Batch Index.put() and Index.delete() calls

You can pass up to 200 documents at a time when adding or deleting them from an index. This is much more efficient than handling them one at a time.

Use document rank to pre-sort documents

By default, search returns its results by descending rank. Also by default, the Search API sets the rank of each document to seconds since Jan 1st 2011. This results in the freshest documents being returned first. However, if you don't need documents to be sorted by the time they were added, you can use rank for other purposes. Suppose you have a real estate application. What customers want most is sorting by price. For an efficient default sort, you could set the rank to the house price.

If you need multiple sort orders such as price low-to-high and price high-to-low, you can create a separate index for each order. One index would have rank = price and the other rank = MAXINT-price (since rank must be positive).

Using rank as the sort key will improve search performance. To specify other sort keys, you must use sort options, which limits the number of search results to 10,000 documents. In this case, the sort order determined by rank will determine which documents will be included in the sort. Read about sort options to learn more.

Use atom fields for boolean data

Storing boolean data in number fields is very inefficient. Use atom fields instead, and assign your favorite constants (True/False, yes/no, 0/1).

Turn negatives into positives

Suppose you have a special term to identify restaurants whose cuisine is undefined. If you want to exclude those restaurants you could use 'NOT cuisine:undefined' as your query. This is, however, more expensive to evaluate (in both billable operations and computation time) than having the opposite, finding restaurants whose cuisine is known. Rather than having one field, cuisine, you can use two, cuisine, and cuisine_known, with the latter being an atom field. For restaurants for which cuisine is defined, you set the first field to the actual cuisine and the second field to "yes". For restaurants for which you do not know the cuisine, you set cuisine to "" (an empty string) and cuisine_known to "no". Now to find restaurants for which cuisine is known you issue a query 'cuisine_known:yes', which is much faster than the negation.

Turn disjunctions into conjunctions

The "OR" disjunction is an expensive operation in both billable operations and computation time.

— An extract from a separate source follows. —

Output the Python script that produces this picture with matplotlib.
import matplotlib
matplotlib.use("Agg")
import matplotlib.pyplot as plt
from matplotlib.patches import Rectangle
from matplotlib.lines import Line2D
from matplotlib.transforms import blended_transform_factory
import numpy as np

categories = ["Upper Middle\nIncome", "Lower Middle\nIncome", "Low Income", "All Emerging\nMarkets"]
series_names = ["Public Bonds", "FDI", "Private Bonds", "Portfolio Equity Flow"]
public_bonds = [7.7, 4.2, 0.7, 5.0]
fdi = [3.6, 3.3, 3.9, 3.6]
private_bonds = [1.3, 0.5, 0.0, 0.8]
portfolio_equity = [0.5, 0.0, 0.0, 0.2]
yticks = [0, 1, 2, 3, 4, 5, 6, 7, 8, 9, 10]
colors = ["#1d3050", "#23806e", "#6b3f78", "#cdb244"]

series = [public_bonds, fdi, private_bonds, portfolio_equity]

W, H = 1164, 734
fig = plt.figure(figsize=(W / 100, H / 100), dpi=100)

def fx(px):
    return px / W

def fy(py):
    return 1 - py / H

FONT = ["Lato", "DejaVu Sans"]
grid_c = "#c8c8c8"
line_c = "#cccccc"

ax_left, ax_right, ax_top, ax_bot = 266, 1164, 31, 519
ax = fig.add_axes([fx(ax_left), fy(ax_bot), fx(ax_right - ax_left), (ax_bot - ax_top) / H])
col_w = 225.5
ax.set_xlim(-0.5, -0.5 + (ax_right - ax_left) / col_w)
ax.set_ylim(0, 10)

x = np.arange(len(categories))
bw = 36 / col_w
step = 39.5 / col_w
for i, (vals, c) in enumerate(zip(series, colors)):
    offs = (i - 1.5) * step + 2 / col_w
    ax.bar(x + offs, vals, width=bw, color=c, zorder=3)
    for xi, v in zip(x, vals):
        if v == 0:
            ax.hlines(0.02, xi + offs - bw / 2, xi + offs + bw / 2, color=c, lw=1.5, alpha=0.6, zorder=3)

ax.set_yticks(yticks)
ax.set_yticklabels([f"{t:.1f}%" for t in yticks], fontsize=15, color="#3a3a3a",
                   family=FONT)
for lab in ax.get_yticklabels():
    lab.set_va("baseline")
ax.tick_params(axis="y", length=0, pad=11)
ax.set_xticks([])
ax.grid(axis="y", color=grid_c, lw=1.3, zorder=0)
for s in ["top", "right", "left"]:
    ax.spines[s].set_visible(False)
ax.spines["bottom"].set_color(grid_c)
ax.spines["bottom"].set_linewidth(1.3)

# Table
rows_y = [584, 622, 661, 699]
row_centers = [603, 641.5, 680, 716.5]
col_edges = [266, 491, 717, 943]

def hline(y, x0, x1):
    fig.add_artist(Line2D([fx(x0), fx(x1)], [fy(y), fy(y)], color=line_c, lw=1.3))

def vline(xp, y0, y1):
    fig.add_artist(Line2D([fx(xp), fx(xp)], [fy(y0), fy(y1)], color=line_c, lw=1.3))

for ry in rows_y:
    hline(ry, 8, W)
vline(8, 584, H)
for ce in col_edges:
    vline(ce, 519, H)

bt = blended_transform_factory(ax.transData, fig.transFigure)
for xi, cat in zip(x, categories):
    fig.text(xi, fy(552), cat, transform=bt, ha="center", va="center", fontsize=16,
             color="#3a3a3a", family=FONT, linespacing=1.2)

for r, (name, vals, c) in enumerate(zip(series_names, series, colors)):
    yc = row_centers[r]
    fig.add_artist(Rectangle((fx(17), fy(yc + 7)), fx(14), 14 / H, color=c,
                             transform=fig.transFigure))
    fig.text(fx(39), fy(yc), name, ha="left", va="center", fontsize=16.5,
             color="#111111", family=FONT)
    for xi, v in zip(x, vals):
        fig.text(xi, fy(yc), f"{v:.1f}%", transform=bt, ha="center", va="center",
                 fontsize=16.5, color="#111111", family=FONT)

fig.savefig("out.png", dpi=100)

Suppose you want to search for 'cuisine:Japanese OR cuisine:Korean'. An alternative is to index documents with more general categories of cuisine. In this case, the query may be simplified to 'cuisine:Asian'.

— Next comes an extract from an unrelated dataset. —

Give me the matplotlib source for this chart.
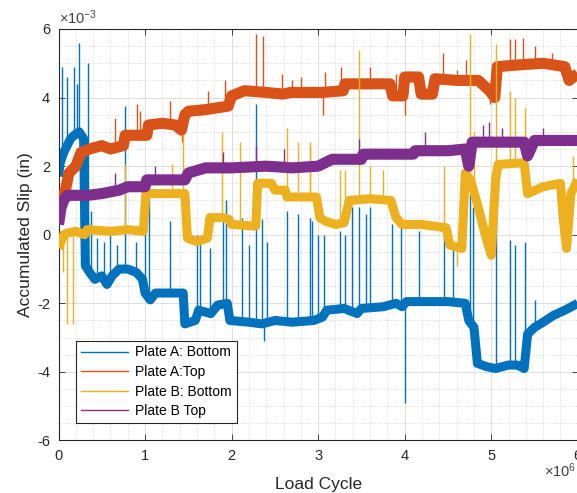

Eliminate tautologies from your queries

Suppose you want to find all restaurants in Toronto. Assuming that your documents have only a single field named "city", if you use the query 'city:toronto AND NOT city:montreal' you get the same results as 'city:toronto', because if city is set to "toronto" it cannot be set to "montreal". The second query runs much faster since it involves only one term. The first query performs three steps: first, it finds a list of documents where city is set to "toronto", then it finds a list of all cities for where city is not set to "montreal", and finally it computes the intersection of the two lists.

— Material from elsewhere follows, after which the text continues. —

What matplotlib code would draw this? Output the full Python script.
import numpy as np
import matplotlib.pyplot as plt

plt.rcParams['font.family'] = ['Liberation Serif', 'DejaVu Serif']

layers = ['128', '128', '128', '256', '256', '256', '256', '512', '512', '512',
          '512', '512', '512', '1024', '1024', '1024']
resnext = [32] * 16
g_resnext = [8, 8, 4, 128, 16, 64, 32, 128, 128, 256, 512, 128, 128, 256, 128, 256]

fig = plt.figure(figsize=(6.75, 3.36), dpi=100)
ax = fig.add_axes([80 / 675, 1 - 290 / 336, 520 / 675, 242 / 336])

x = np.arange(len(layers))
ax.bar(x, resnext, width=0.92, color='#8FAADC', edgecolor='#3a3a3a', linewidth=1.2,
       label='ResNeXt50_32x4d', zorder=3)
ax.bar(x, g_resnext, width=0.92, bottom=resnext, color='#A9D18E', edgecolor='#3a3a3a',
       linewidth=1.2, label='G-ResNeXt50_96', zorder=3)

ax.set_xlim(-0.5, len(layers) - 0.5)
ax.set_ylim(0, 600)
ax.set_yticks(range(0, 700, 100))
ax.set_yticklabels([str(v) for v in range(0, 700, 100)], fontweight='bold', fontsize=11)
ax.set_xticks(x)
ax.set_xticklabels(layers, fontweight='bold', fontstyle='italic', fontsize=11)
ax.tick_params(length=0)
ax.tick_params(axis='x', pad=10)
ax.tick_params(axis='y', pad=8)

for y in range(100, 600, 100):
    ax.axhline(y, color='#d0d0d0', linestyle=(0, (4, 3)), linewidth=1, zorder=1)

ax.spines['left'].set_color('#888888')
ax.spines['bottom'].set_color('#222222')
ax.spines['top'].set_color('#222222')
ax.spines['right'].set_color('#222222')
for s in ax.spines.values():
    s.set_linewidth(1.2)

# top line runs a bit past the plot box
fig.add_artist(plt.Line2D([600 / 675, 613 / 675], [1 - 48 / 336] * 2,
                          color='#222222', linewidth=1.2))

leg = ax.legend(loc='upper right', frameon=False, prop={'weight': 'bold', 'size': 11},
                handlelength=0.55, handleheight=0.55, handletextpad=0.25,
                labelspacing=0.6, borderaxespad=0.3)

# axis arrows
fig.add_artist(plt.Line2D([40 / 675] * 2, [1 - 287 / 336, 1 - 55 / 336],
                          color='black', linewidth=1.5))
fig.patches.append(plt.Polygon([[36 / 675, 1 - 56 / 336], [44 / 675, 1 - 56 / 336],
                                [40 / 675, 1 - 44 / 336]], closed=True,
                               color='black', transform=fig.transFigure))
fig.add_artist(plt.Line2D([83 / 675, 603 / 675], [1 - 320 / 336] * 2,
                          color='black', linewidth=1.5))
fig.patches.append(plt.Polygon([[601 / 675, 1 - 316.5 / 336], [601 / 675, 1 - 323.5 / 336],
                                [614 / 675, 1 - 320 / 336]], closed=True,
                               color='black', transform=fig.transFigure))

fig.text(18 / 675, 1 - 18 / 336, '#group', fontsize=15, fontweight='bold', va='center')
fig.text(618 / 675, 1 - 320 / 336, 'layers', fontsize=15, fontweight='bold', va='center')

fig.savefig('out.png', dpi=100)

Narrow the range before sorting

Suppose your application stores information about restaurants around the world, and you would like to show the restaurants closest to the current user. One way of doing this is to sort matching documents by the distance from the user's location. But if you have 1,000,000 restaurants, running a query like 'cuisine:japanese' with the sort expression distance(geopoint(x, y), restaurant_loc) will take a long time. It's a good idea to add filters to a query so that you start with a more salient set of selected documents to sort. One solution is to create geographical categories, such as country, state and city - you could infer city and state from the user's location. Then your query becomes 'cuisine:japanese AND city:<user-city>'. Chances are very good that you'll no longer need to sort 1,000,000 documents.

Use narrow categories to avoid or minimize sorting

If you use rank to sort restaurants by price, you could create a price_range field that contains price categories: price_0_10, price_11_20, price_21_30, price_31_40, price_41_lots. You could then find all restaurants that cost between $21 and $40 with no sorting at all using the query 'price_range:price_21_30 OR price_range:price_31_40'. In many cases the appropriate categories are not as clear-cut, but with this technique you can reject a large number of documents before winnowing down the search with expensive queries such as '... AND price>25 AND price<35'.

Do not score matches unless you need to

Scoring is used to indicate how well a given document matched a query. However, unless you intend to sort by score, do not request scoring. It will only slow down your search.